• [Instruction]: Nothing but the lines from the top of the data to the line holding "yticks = [0, 1000, 2000, 3000, 4000, 5000, 6000]" should be printed, word for word and both ends included; leave the pictures out.
○ ○ ○ ○ ○ ○ ○
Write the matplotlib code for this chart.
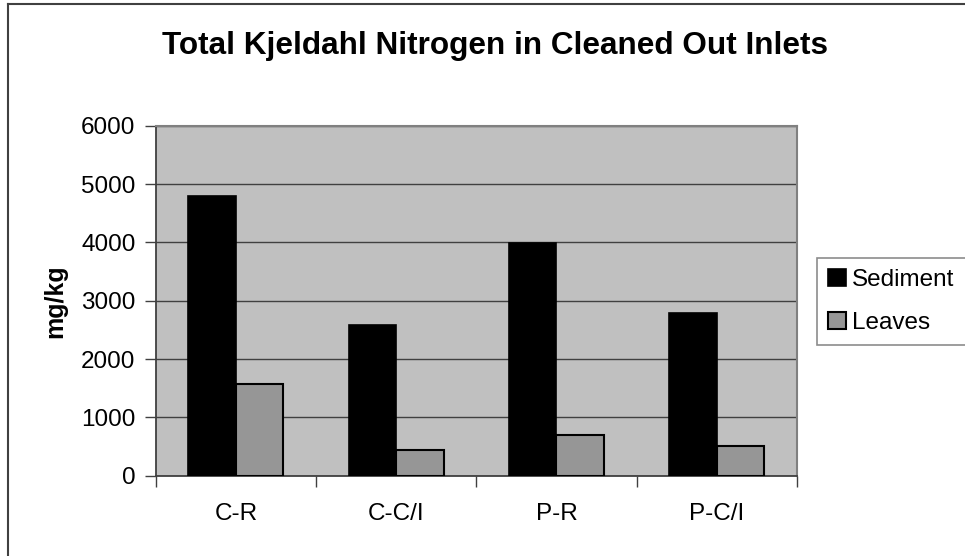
import numpy as np
import matplotlib
matplotlib.use("Agg")
import matplotlib.pyplot as plt
from matplotlib.lines import Line2D

plt.rcParams["font.family"] = ["Liberation Sans", "DejaVu Sans"]

categories = ["C-R", "C-C/I", "P-R", "P-C/I"]
sediment = [4800, 2580, 3990, 2790]
leaves = [1570, 440, 690, 515]
series_names = ["Sediment", "Leaves"]
yticks = [0, 1000, 2000, 3000, 4000, 5000, 6000]

fig = plt.figure(figsize=(9.65, 5.56), dpi=100)
ax = fig.add_axes([0.1613, 0.1444, 0.6646, 0.6295])
ax.set_facecolor("#c0c0c0")

x = np.arange(len(categories))
w = 0.296
ax.bar(x - w / 2, sediment, w, color="black", edgecolor="black", linewidth=1.2,
       label=series_names[0], zorder=3)
ax.bar(x + w / 2, leaves, w, color="#969696", edgecolor="black", linewidth=1.5,
       label=series_names[1], zorder=3)

ax.set_xlim(-0.5, len(categories) - 0.5)
ax.set_ylim(0, 6000)
ax.set_yticks(yticks)
ax.set_yticklabels([str(v) for v in yticks])
ax.yaxis.grid(True, color="#404040", linewidth=1)
ax.set_axisbelow(True)

# category ticks sit on the boundaries, labels in the middle
ax.set_xticks(np.arange(len(categories) + 1) - 0.5)
ax.set_xticklabels([])
ax.set_xticks(x, minor=True)
ax.set_xticklabels(categories, minor=True)
ax.tick_params(axis="x", which="minor", length=0, labelsize=17.5, pad=20)
ax.tick_params(axis="x", which="major", length=8, width=1, color="#404040", direction="out")
ax.tick_params(axis="y", length=8, width=1, color="#404040", labelsize=17.5, pad=6.5)

for s in ["left", "bottom"]:
    ax.spines[s].set_color("#404040")
    ax.spines[s].set_linewidth(1.3)
for s in ["top", "right"]:
    ax.spines[s].set_color("#808080")
    ax.spines[s].set_linewidth(1.5)

ax.set_ylabel("mg/kg", fontsize=18, fontweight="bold", labelpad=10)
fig.text(0.513, 0.917, "Total Kjeldahl Nitrogen in Cleaned Out Inlets",
         ha="center", va="center", fontsize=22.7, fontweight="bold")

leg = fig.legend(loc="upper left", bbox_to_anchor=(0.847, 0.5365), fontsize=17.5,
                 frameon=True, fancybox=False, handlelength=0.74, handleheight=0.74,
                 handletextpad=0.25, labelspacing=0.85, borderpad=0.45, borderaxespad=0)
leg.get_frame().set_edgecolor("#707070")
leg.get_frame().set_linewidth(1.2)

# outer chart border (left and top visible)
fig.add_artist(Line2D([7.5 / 965, 7.5 / 965], [0, 1 - 4 / 556], transform=fig.transFigure,
                      color="#404040", linewidth=1.5))
fig.add_artist(Line2D([7.5 / 965, 1], [1 - 4 / 556, 1 - 4 / 556], transform=fig.transFigure,
                      color="#404040", linewidth=1.5))

fig.savefig("out.png", dpi=100, facecolor="white")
○ ○ ○ ○ ○ ○ ○
• [Full answer]:
Write the matplotlib code for this chart.
import numpy as np
import matplotlib
matplotlib.use("Agg")
import matplotlib.pyplot as plt
from matplotlib.lines import Line2D

plt.rcParams["font.family"] = ["Liberation Sans", "DejaVu Sans"]

categories = ["C-R", "C-C/I", "P-R", "P-C/I"]
sediment = [4800, 2580, 3990, 2790]
leaves = [1570, 440, 690, 515]
series_names = ["Sediment", "Leaves"]
yticks = [0, 1000, 2000, 3000, 4000, 5000, 6000]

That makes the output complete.